Canlı yayın performansı

PAZAR günü A Haber canlı yayınında, Başbakan Erdoğan, dört gazetecinin sorularını yanıtladı.
Moderatör, A Haber Ankara Temsilcisi Murat Akgün’dü.
Gazeteciler arasında bence en iyi performansı Akgün gösterdi.
Tebrik ediyorum.
En hızlı refleks onunkiydi.
Aralara bir sürü sorular sokuşturmaya çalıştı.
Cevap aldı alamadı ayrı ama güven veren bir hali vardı.
Merak eden, tarafsız duran, karşısındaki insandan daha fazlasını almak isteyen...
Ondan sonra, ben oyumu Sevilay Yükselir için kullanıyorum.
Ki açık açık kendisini sevmediğimi itiraf etmeliyim.
Yazılarını da sevmiyorum.
Fakat samimiydi.
Kadınlar, soru sorarken daha mı cesur oluyorlar nedir?
Açıksözlülüğünü de kullanarak takır takır sorularını sordu.
Alevilikle ilgili sorularını da sevdim.
Soruları soruş biçimini de.
Ayrıca makyajını da.
Orada iki kişi vardı ki, terlemedi, Başbakan ve Sevilay Yükselir.
Çünkü pudra sürülmüştü yüzlerine. Yükselir’in göz makyajı da iyiydi. Ekrandan nasıl görüneceklerini düşünmüşlerdi.
Sabah Yayın Yönetmeni Erdal Şafak çok ürkek ve çekingen duruyordu.
Ve sürekli terliyordu.
Ekrana çıkan birinin bunları hesap etmesi gerekiyor.
Beden dilini de gözden geçirmesi gerekiyor.
Belli ki bunları hesap etmemiş Şafak, Star Gazetesi Yayın yönetmen yardımcısı Yusuf Ziya Cömert de bir televizyon insanı değil, Elif Çakır’a gelince, o da bence olmamıştı.
Sınavda çaktılar.
Yakınları onları üzmemek için söylemeyecektir, ben söyleyeyim, düşmanlık olarak da algılamasınlar lütfen bunu.
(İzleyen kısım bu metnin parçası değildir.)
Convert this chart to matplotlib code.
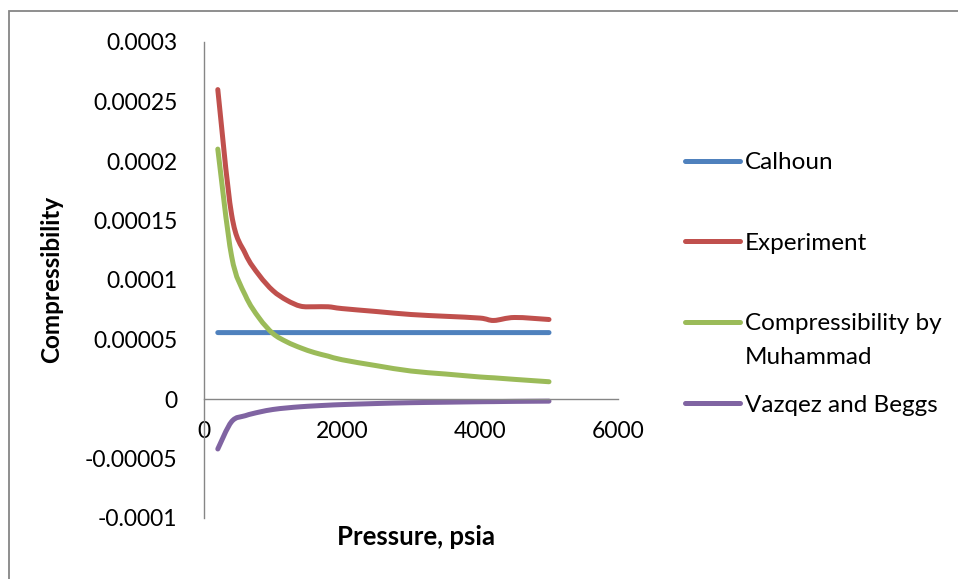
import matplotlib
matplotlib.use('Agg')
import numpy as np
import matplotlib.pyplot as plt
from matplotlib.lines import Line2D
from matplotlib.patches import Rectangle, PathPatch
from matplotlib.path import Path

plt.rcParams['font.family'] = ['Lato', 'DejaVu Sans']

# data
pressure = [200, 400, 600, 800, 1000, 1200, 1400, 1600, 1800, 2000,
            2500, 3000, 3500, 4000, 4200, 4500, 5000]
calhoun = [0.0000558] * len(pressure)
experiment = [0.00026, 0.000155, 0.000122, 0.000104, 0.000091, 0.000083, 0.000078,
              0.0000775, 0.0000775, 0.000076, 0.0000735, 0.000071, 0.0000695,
              0.000068, 0.000066, 0.0000685, 0.0000668]
muhammad = [0.00021, 0.00012, 0.000087, 0.000068, 0.000055, 0.000048, 0.000043,
            0.000039, 0.000036, 0.000033, 0.000028, 0.0000235, 0.000021,
            0.0000185, 0.0000178, 0.0000165, 0.0000145]
vazquez = [-0.000042, -0.000019, -0.000014, -0.000011, -0.0000088, -0.0000075,
           -0.0000065, -0.0000058, -0.0000052, -0.0000047, -0.0000038, -0.0000031,
           -0.0000027, -0.0000023, -0.0000022, -0.000002, -0.0000018]

series_names = ['Calhoun', 'Experiment', 'Compressibility by\nMuhammad', 'Vazqez and Beggs']
colors = ['#4F81BD', '#C0504D', '#9BBB59', '#8064A2']

xticks = [0, 2000, 4000, 6000]
yticks = [0.0003, 0.00025, 0.0002, 0.00015, 0.0001, 0.00005, 0, -0.00005, -0.0001]
ytick_labels = ['0.0003', '0.00025', '0.0002', '0.00015', '0.0001', '0.00005', '0',
                '-0.00005', '-0.0001']


def smooth_path(xs, ys):
    # excel style smoothed line: bezier segments through every data point
    p = np.column_stack([xs, ys]).astype(float)
    verts = [p[0]]
    codes = [Path.MOVETO]
    n = len(p)
    for i in range(n - 1):
        p0 = p[max(i - 1, 0)]
        p1 = p[i]
        p2 = p[i + 1]
        p3 = p[min(i + 2, n - 1)]
        c1 = p1 + (p2 - p0) / 6.0
        c2 = p2 - (p3 - p1) / 6.0
        verts += [c1, c2, p2]
        codes += [Path.CURVE4] * 3
    return Path(verts, codes)


W, H = 958, 579
fig = plt.figure(figsize=(W / 100, H / 100), dpi=100)
fig.patch.set_facecolor('white')

# chart area border
fig.add_artist(Rectangle((9 / W, -0.05), 1.2, 1 - 11 / H + 0.05, transform=fig.transFigure,
                         fill=False, edgecolor='#868686', linewidth=1.3))

ax = fig.add_axes([204 / W, 1 - 518 / H, (618 - 204) / W, (518 - 42) / H])

for ys, c in zip([calhoun, experiment, muhammad, vazquez], colors):
    patch = PathPatch(smooth_path(pressure, ys), facecolor='none', edgecolor=c,
                      linewidth=3.6, capstyle='round', joinstyle='round',
                      transform=ax.transData)
    ax.add_patch(patch)

ax.set_xlim(0, 6000)
ax.set_ylim(-0.0001, 0.0003)
ax.set_xticks(xticks)
ax.set_xticklabels([str(t) for t in xticks])
ax.set_yticks(yticks)
ax.set_yticklabels(ytick_labels)

for s in ['top', 'right']:
    ax.spines[s].set_visible(False)
ax.spines['bottom'].set_position(('data', 0))
for s in ['left', 'bottom']:
    ax.spines[s].set_color('#868686')
    ax.spines[s].set_linewidth(1.0)

ax.tick_params(axis='x', length=0, pad=16, labelsize=16.5)
ax.tick_params(axis='y', length=0, pad=19, labelsize=16.5)

fig.text(52 / W, 1 - 279 / H, 'Compressibility', rotation=90, ha='center', va='center',
         fontsize=17.5, fontweight='bold')
fig.text(416 / W, 1 - 537 / H, 'Pressure, psia', ha='center', va='center',
         fontsize=18.5, fontweight='bold')

# legend on the right, first text line centred on the handle
legend_y = [161, 241, 322, 403]
line_step = 33
for name, c, yy in zip(series_names, colors, legend_y):
    fig.add_artist(Line2D([685 / W, 740 / W], [1 - yy / H, 1 - yy / H],
                          transform=fig.transFigure, color=c, linewidth=3.6,
                          solid_capstyle='round'))
    for k, part in enumerate(name.split('\n')):
        fig.text(745 / W, 1 - (yy + 8.5 + k * line_step) / H, part, ha='left',
                 va='baseline', fontsize=17.5)

fig.savefig('out.png', dpi=100)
Gönül isterdi ki, orada farklı gazeteciler de görelim, onlar da Başbakan’a soru yöneltsin.
Ama günümüz Türkiye’sinde ne yazık ki olamıyor.
Fakat en en başarılı performansı kim gösterdi derseniz...
Başbakan Erdoğan.
Bence çok iyiydi.
Rahat, samimi ve çok güvenli.
Bazen gereğinden fazla güvenli ama işte böyle “yıldız” olunuyor.
Görüşlerine katılırsınız katılmazsınız, ki ben katılmıyorum, ama Sezar’ın da hakkını da Sezar’a teslim etmek gerekiyor.
Erdoğan yine işin içinden bir “yıldız” olarak çıktı.